Als ein Beispiel mögen die im Kontext der südeuropäischen Staatsschuldenkrise wieder aufkommenden Forderungen nach deutschen Kriegsreparationszahlungen dienen: In der Perspektive historischer Gerechtigkeit wird der ökonomische Terminus der Staatsschulden zur "staatlichen Schuld" umgedeutet - und damit der Anspruch auf Leistungen Deutschlands zur Rettung des Euro als verspätete Kriegsreparationszahlung gerechtfertigt.[4] Auch geht die Furcht vor einem erneuten Versuch der Germanisierung Europas - diesmal vermittelt durch deutsche Spardiktate - um. Andererseits lassen sich unter den Deutschen leichter als anderswo kollektive Erinnerungen an traumatische Inflationserfahrungen gegen eine "Transferunion" mobilisieren.[5] Zusammengefasst stellt sich das Europa des 21. Jahrhunderts, durch das Prisma gegenläufiger kollektiver Erinnerungen betrachtet, als ein diskursives "Schlachtfeld" dar, in welchem "der Kampf um die europäische Erinnerung" zur Normalität geworden ist.[6] Imre Kertész sprach in diesem Zusammenhang von europäischen Wunden, die noch nicht verheilt seien: Es sei viel von der Kultur des alten Europa die Rede, unberücksichtigt aber bliebe, dass in Europa der größte Zivilisationsbruch seinen Anfang genommen habe; Ergebnis dieses beredten Schweigens sei ein immer noch geteiltes Europa.[7]

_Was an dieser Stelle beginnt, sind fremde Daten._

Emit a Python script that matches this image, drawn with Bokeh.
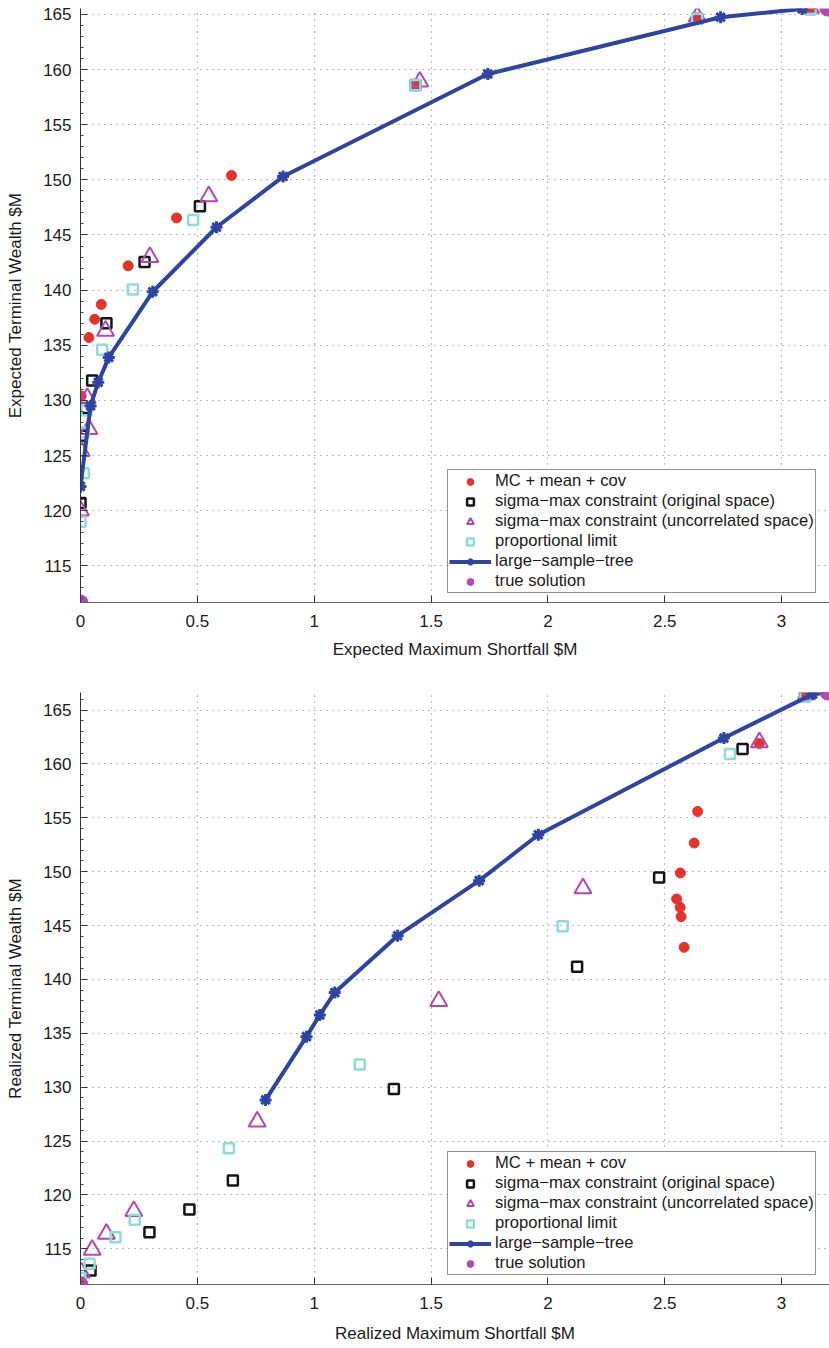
from bokeh.plotting import figure
from bokeh.models import Range1d, FixedTicker, Legend, LegendItem, GlyphRenderer
from bokeh.layouts import column
from bokeh.embed import file_html
from bokeh.resources import INLINE

# ---------------- data: top panel (expected) ----------------
mc_exp_x = [0.003, 0.036, 0.061, 0.089, 0.204, 0.411, 0.646, 1.433, 2.639, 3.124]
mc_exp_y = [130.4, 135.7, 137.35, 138.7, 142.2, 146.55, 150.4, 158.6, 164.55, 165.5]

orig_exp_x = [0.0, 0.004, 0.02, 0.05, 0.111, 0.274, 0.511, 1.433, 2.639, 3.124]
orig_exp_y = [120.7, 126.8, 129.3, 131.8, 137.0, 142.55, 147.6, 158.6, 164.6, 165.5]

unc_exp_x = [0.0, 0.003, 0.036, 0.029, 0.107, 0.297, 0.549, 1.452, 2.639, 3.124]
unc_exp_y = [120.0, 125.4, 127.4, 130.2, 136.3, 143.0, 148.5, 158.9, 164.8, 165.6]

prop_exp_x = [0.0, 0.014, 0.014, 0.026, 0.093, 0.224, 0.482, 1.433, 2.639, 3.124]
prop_exp_y = [119.0, 123.4, 127.1, 129.1, 134.6, 140.05, 146.35, 158.6, 164.6, 165.5]

tree_exp_x = [0.0, 0.043, 0.076, 0.121, 0.309, 0.582, 0.867, 1.743, 2.739, 3.088]
tree_exp_y = [122.2, 129.5, 131.65, 133.9, 139.85, 145.7, 150.3, 159.6, 164.75, 165.5]

true_exp_x = [0.0, 3.196]
true_exp_y = [111.67, 165.54]

# ---------------- data: bottom panel (realized) ----------------
mc_real_x = [2.583, 2.57, 2.566, 2.551, 2.567, 2.626, 2.641, 2.905, 3.10]
mc_real_y = [142.98, 145.83, 146.69, 147.47, 149.88, 152.66, 155.59, 161.9, 166.35]

orig_real_x = [0.043, 0.295, 0.466, 0.652, 1.341, 2.125, 2.476, 2.833, 3.10]
orig_real_y = [113.0, 116.54, 118.65, 121.34, 129.84, 141.19, 149.47, 161.38, 166.3]

unc_real_x = [0.004, 0.05, 0.111, 0.228, 0.756, 1.533, 2.15, 2.905, 3.107]
unc_real_y = [112.8, 114.9, 116.4, 118.5, 126.8, 138.0, 148.45, 162.0, 166.45]

prop_real_x = [0.0, 0.039, 0.15, 0.232, 0.635, 1.195, 2.063, 2.779, 3.102]
prop_real_y = [112.27, 113.61, 116.08, 117.69, 124.33, 132.1, 144.93, 160.92, 166.26]

tree_real_x = [0.792, 0.967, 1.024, 1.088, 1.357, 1.706, 1.959, 2.753, 3.133, 3.195]
tree_real_y = [128.82, 134.69, 136.71, 138.78, 144.06, 149.17, 153.43, 162.4, 166.48, 166.6]

true_real_x = [0.0, 3.197]
true_real_y = [111.69, 166.63]

x_ticks = [0, 0.5, 1, 1.5, 2, 2.5, 3]
y_ticks = [115, 120, 125, 130, 135, 140, 145, 150, 155, 160, 165]
y_minor = list(range(112, 167))

labels = ["MC + mean + cov",
          "sigma\u2212max constraint (original space)",
          "sigma\u2212max constraint (uncorrelated space)",
          "proportional limit",
          "large\u2212sample\u2212tree",
          "true solution"]

FONT = "Liberation Sans"
RED = "#e4332b"
BLK = "#141414"
MAG = "#b646b2"
CYA = "#8edcd6"
BLU = "#2e44a2"

CAN_UNCLIP = "clip" in GlyphRenderer.properties()


def make_panel(height, top_b, bottom_b, xlab_standoff, ymin, ymax, xlabel, ylabel,
               mc, orig, unc, prop, tree, true):
    p = figure(width=829, height=height, output_backend="svg", toolbar_location=None,
               x_range=Range1d(0, 3.205), y_range=Range1d(ymin, ymax),
               min_border_left=80, min_border_right=0,
               min_border_top=top_b, min_border_bottom=bottom_b)
    p.outline_line_color = None
    p.background_fill_color = "white"

    p.xaxis.ticker = FixedTicker(ticks=x_ticks)
    p.yaxis.ticker = FixedTicker(ticks=y_ticks, minor_ticks=y_minor)
    p.xaxis.major_label_overrides = {0: "0", 1: "1", 2: "2", 3: "3"}
    for ax in (p.xaxis, p.yaxis):
        ax.major_tick_in = 7
        ax.major_tick_out = 0
        ax.major_tick_line_color = "#333333"
        ax.major_label_text_font = FONT
        ax.major_label_text_font_size = "17px"
        ax.major_label_text_color = "#1a1a1a"
        ax.axis_label_text_font = FONT
        ax.axis_label_text_font_size = "17px"
        ax.axis_label_text_font_style = "normal"
        ax.axis_label_text_color = "#1a1a1a"
    p.xaxis.minor_tick_line_color = None
    p.yaxis.minor_tick_in = 3
    p.yaxis.minor_tick_out = 0
    p.yaxis.minor_tick_line_color = "#444444"
    p.xaxis.axis_line_color = "#666666"
    p.yaxis.axis_line_color = "#333333"
    p.xaxis.major_label_standoff = 12
    p.yaxis.major_label_standoff = 9
    p.xaxis.axis_label_standoff = xlab_standoff
    p.yaxis.axis_label_standoff = 15
    p.xaxis.axis_label = xlabel
    p.yaxis.axis_label = ylabel

    for g in (p.xgrid, p.ygrid):
        g.grid_line_color = "#777777"
        g.grid_line_dash = "1 5"
        g.grid_line_width = 1

    r_mc = p.scatter(mc[0], mc[1], marker="circle", size=10, fill_color=RED, line_color=RED, line_width=1)
    r_or = p.scatter(orig[0], orig[1], marker="square", size=10, fill_color=None, line_color=BLK, line_width=2.5)
    r_un = p.scatter(unc[0], unc[1], marker="triangle", size=17, fill_color=None, line_color=MAG, line_width=2)
    r_pr = p.scatter(prop[0], prop[1], marker="square", size=10, fill_color=None, line_color=CYA, line_width=2.5)
    r_tl = p.line(tree[0], tree[1], line_color=BLU, line_width=4)
    r_tm = p.scatter(tree[0], tree[1], marker="asterisk", size=12, line_color=BLU, line_width=3)
    r_tr = p.scatter(true[0], true[1], marker="circle", size=15, fill_color=MAG, line_color=MAG)
    if CAN_UNCLIP:
        r_tr.clip = False

    legend = Legend(items=[
        LegendItem(label=labels[0], renderers=[r_mc]),
        LegendItem(label=labels[1], renderers=[r_or]),
        LegendItem(label=labels[2], renderers=[r_un]),
        LegendItem(label=labels[3], renderers=[r_pr]),
        LegendItem(label=labels[4], renderers=[r_tl, r_tm]),
        LegendItem(label=labels[5], renderers=[r_tr]),
    ], location=(367, 9), margin=0)
    legend.label_text_font = FONT
    legend.label_text_font_size = "16.6px"
    legend.label_text_color = "#1a1a1a"
    legend.border_line_color = "#222222"
    legend.border_line_width = 1
    legend.background_fill_color = "white"
    legend.background_fill_alpha = 1.0
    legend.padding = 1
    legend.spacing = 0
    legend.glyph_width = 42
    legend.glyph_height = 17
    legend.label_height = 17
    legend.label_standoff = 4
    p.add_layout(legend)
    return p


p1 = make_panel(680, 8, 78, 10, true_exp_y[0], true_exp_y[1],
                "Expected Maximum Shortfall $M", "Expected Terminal Wealth $M",
                (mc_exp_x, mc_exp_y), (orig_exp_x, orig_exp_y), (unc_exp_x, unc_exp_y),
                (prop_exp_x, prop_exp_y), (tree_exp_x, tree_exp_y), (true_exp_x, true_exp_y))
p2 = make_panel(668, 12, 64, 12, true_real_y[0], true_real_y[1],
                "Realized Maximum Shortfall $M", "Realized Terminal Wealth $M",
                (mc_real_x, mc_real_y), (orig_real_x, orig_real_y), (unc_real_x, unc_real_y),
                (prop_real_x, prop_real_y), (tree_real_x, tree_real_y), (true_real_x, true_real_y))

layout = column(p1, p2, spacing=0)
open("out.html", "w").write(file_html(layout, INLINE))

In seiner 1996 publizierten Diagnose des Dilemmas von "Integration und Demokratie" hatte Peter Graf Kielmansegg dieses Fehlen einer "europäischen Erinnerungsgemeinschaft" als Legitimitätsschwäche der EU interpretiert: "Es sind Kommunikations-, Erfahrungs- und Erinnerungsgemeinschaften, in denen kollektive Identität sich herausbildet, sich stabilisiert, tradiert wird. Europa, auch das engere Westeuropa, ist keine Kommunikationsgemeinschaft, kaum eine Erinnerungsgemeinschaft und nur sehr begrenzt eine Erfahrungsgemeinschaft."[8] Soweit es aber "keine belastbare kollektive Identität der Europäer als Europäer" gebe, argumentierte Kielmansegg, sei die EU nur in sehr begrenztem Maße "demokratiefähig" und müsse ihre Legitimation wesentlich aus den Mitgliedstaaten beziehen.[9]
Gegenüber solchen homogenisierenden, staatszentristischen Projektionen auf die EU zeigt die neuere Debatte zur Frage einer europäischen Erinnerungsgemeinschaft stärker differenzierte Perspektiven auf.[10] Die Heterogenität und Dynamik des "Erinnerungsraums Europa" wird zum Gegenstand eines interdisziplinären Forschungsfeldes, zu dessen Vermessung sowohl historische[11] , literatur- und kulturwissenschaftliche[12] sowie kultursoziologische[13] als auch rechtswissenschaftliche[14] , sozialpsychologische[15] und sozial-[16] und politikwissenschaftliche[17] Ansätze und Methoden beitragen. Darin geht es um unterschiedlichste kommunikative und kulturelle Medien der Erinnerung beziehungsweise des kollektiven Gedächtnisses, wobei Literatur, Film, wissenschaftliche Publikationen, Massenmedien, Gerichtsakten und öffentlich zugängliche Archive gleichermaßen einbezogen werden wie die räumliche Dimension von Erinnerungsorten, mit ihrem Zusammenspiel von lokalen, regionalen und nationalen Verflechtungen und Zirkulationen.[18]
Der folgende Abriss zu dieser Debatte um Gedächtniskulturen und Erinnerungskonflikte in Europa stellt drei Kernfragen in den Mittelpunkt: Welches sind die Konfliktmuster von Erinnern und Verschweigen im "alten Europa"? Welche neuen kollektiven Gedächtniskonstellationen zeichnen sich im Osten Europas ab? Und auf welche Weise lassen sich Konflikte innerhalb der zerklüfteten europäischen Erinnerungslandschaft vermitteln? Damit soll gezeigt werden, dass in der nach Ost- und Südosteuropa erweiterten EU eine gesamteuropäische homogene Erinnerungsgemeinschaft nicht erkennbar ist und dass Versuche, die unterschiedlichen Erinnerungskulturen der alten und neuen Mitgliedstaaten zu vergemeinschaften, weder aussichtsreich noch - unter dem Gesichtspunkt einer politischen Union Europas - notwendig erscheinen.